<<<<

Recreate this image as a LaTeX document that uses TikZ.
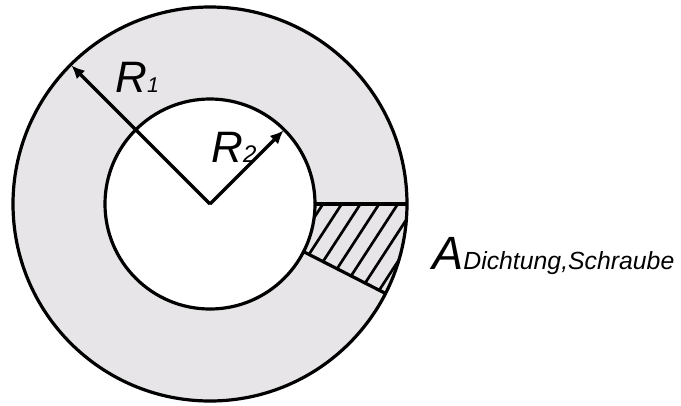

>>>>
<<<<

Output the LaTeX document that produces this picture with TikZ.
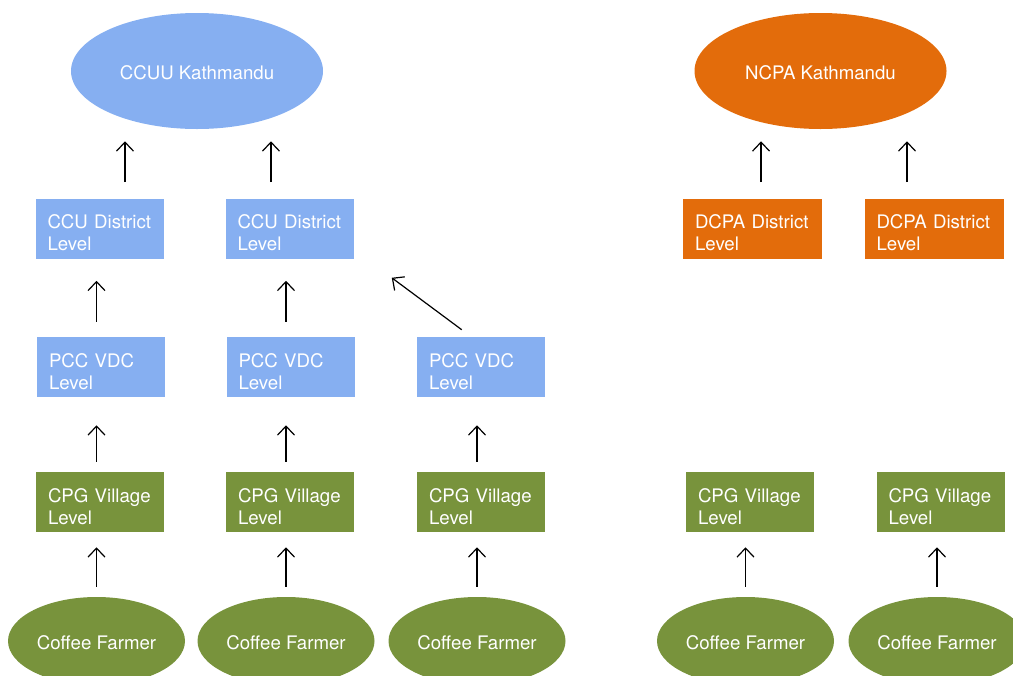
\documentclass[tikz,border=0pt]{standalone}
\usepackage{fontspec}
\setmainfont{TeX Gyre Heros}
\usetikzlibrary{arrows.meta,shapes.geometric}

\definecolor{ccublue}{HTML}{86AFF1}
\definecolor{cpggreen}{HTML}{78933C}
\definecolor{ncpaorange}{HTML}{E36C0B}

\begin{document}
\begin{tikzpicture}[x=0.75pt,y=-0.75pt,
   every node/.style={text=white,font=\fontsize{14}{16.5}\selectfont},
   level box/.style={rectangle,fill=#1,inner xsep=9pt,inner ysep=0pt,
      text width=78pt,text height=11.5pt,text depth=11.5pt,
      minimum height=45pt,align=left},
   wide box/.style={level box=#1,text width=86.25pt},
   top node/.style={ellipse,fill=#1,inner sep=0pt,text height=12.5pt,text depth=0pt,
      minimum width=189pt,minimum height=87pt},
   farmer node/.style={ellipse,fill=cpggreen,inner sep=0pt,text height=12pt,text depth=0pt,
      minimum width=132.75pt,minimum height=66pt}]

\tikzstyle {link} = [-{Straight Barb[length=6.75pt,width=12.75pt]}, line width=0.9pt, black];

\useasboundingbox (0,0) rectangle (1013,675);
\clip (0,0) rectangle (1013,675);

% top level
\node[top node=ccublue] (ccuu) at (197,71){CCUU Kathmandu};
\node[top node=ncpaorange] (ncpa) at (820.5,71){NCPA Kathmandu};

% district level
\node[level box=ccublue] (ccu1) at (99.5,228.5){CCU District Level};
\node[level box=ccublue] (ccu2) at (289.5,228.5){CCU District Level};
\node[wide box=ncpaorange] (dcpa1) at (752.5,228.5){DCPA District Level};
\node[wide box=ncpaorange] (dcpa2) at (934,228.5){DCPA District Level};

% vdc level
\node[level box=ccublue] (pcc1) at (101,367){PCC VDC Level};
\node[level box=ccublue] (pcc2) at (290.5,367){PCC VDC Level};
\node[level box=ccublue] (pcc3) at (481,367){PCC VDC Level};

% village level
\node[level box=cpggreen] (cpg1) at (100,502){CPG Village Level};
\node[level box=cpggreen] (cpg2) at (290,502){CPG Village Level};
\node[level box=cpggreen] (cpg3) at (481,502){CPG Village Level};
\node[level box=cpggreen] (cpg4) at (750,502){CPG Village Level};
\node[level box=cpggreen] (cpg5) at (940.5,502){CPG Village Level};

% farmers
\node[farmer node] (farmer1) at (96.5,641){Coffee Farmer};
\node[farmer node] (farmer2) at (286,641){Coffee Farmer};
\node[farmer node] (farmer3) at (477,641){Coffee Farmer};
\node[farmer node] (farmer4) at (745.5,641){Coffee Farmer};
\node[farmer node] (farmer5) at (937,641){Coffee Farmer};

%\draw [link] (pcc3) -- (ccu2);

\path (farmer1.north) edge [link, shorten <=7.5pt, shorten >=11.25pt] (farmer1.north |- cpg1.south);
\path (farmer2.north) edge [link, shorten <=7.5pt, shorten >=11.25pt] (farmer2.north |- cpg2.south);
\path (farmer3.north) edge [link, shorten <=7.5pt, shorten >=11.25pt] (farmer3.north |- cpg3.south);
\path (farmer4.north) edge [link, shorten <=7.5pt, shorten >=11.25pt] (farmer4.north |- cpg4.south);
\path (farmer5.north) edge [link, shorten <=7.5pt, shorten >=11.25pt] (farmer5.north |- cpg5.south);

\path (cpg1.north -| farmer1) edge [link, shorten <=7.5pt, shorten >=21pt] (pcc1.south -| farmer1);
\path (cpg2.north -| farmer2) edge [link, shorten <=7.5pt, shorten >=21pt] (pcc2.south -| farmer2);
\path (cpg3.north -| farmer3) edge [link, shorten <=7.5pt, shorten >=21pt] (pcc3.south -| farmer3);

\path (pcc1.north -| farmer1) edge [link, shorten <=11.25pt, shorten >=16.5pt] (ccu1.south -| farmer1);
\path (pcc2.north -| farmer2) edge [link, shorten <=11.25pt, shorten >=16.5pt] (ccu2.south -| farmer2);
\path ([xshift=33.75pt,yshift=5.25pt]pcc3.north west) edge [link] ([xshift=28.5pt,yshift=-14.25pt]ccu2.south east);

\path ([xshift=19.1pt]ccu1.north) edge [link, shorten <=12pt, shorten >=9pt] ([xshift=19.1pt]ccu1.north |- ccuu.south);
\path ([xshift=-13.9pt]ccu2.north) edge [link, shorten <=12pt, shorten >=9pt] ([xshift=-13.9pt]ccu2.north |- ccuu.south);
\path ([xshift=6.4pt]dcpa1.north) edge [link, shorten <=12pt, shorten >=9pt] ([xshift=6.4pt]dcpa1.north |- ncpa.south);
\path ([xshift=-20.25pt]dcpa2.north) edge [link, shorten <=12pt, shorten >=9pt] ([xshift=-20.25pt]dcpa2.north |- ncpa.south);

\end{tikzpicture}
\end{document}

>>>>
<<<<

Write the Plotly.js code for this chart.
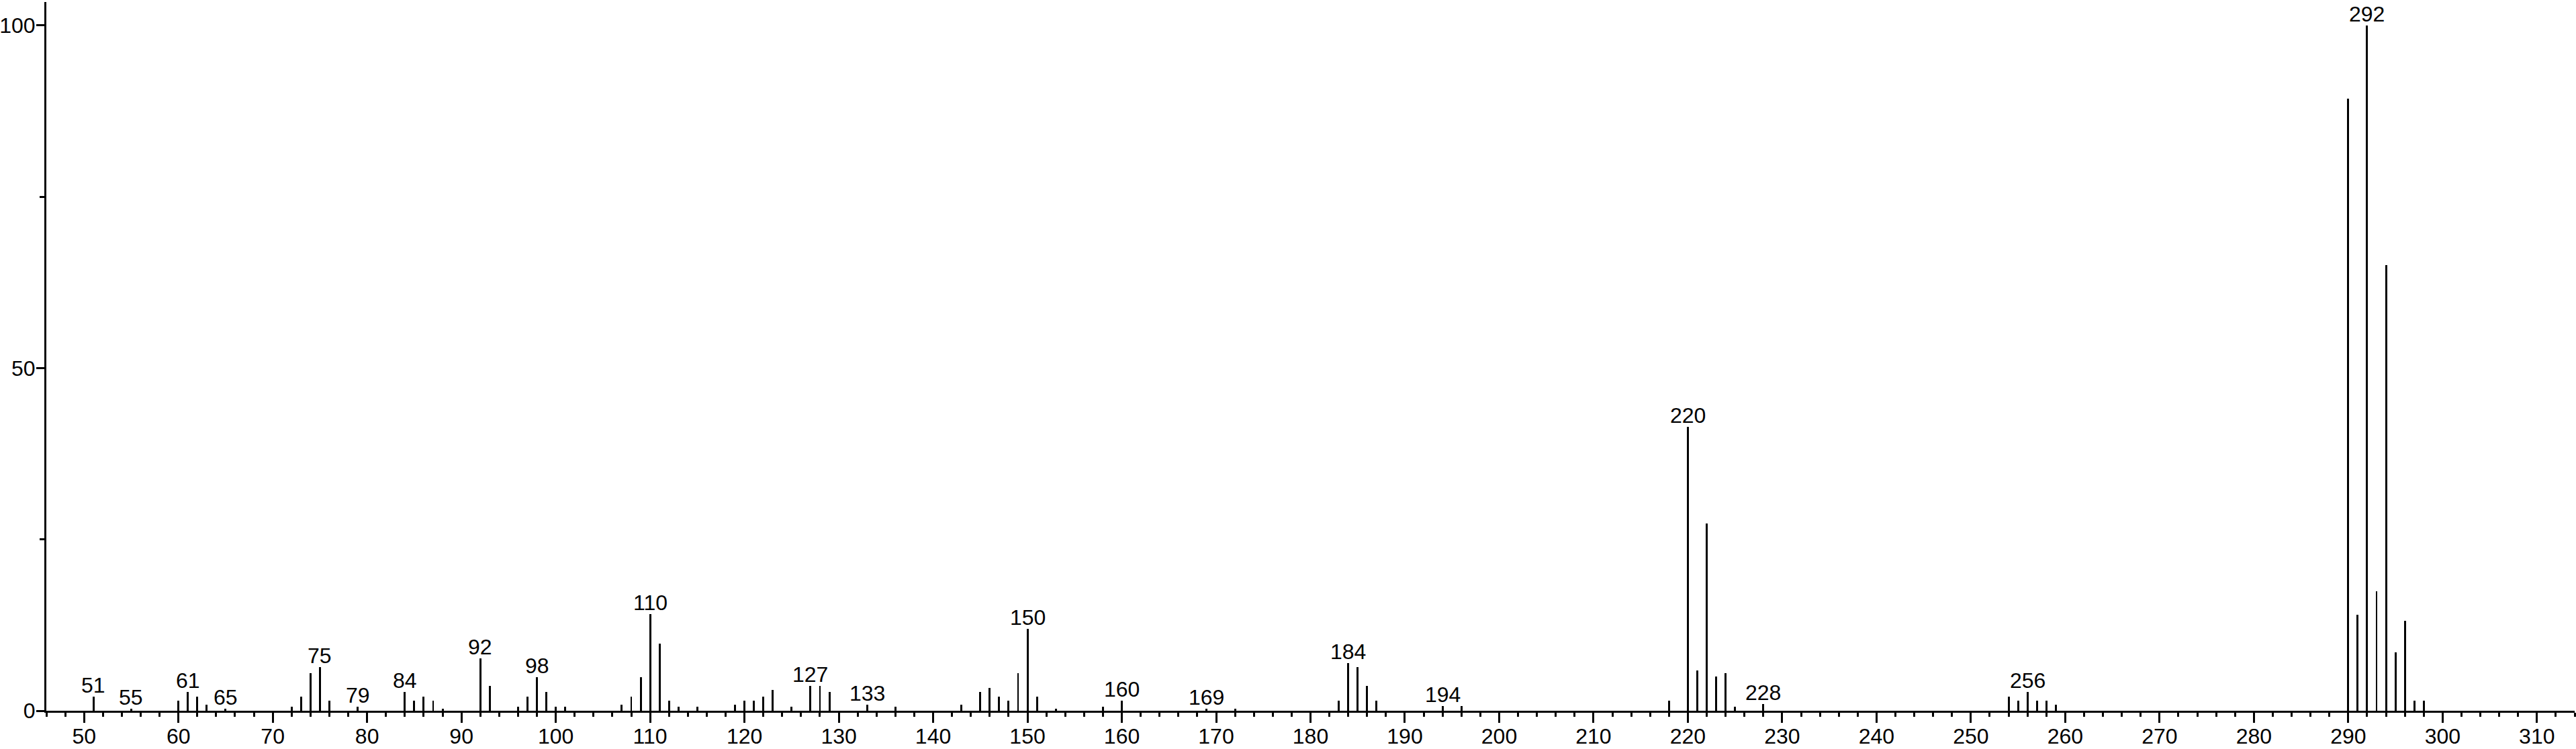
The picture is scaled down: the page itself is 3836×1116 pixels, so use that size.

>>>>

Given request » Omit the pictures. Extract exactly the lines that begin with the one holding "Write the Plotly.js code for this chart." and end with the one holding "The picture is", inclusive.

The completed task »
Write the Plotly.js code for this chart.
The picture is scaled down: the page itself is 3836×1116 pixels, so use that size.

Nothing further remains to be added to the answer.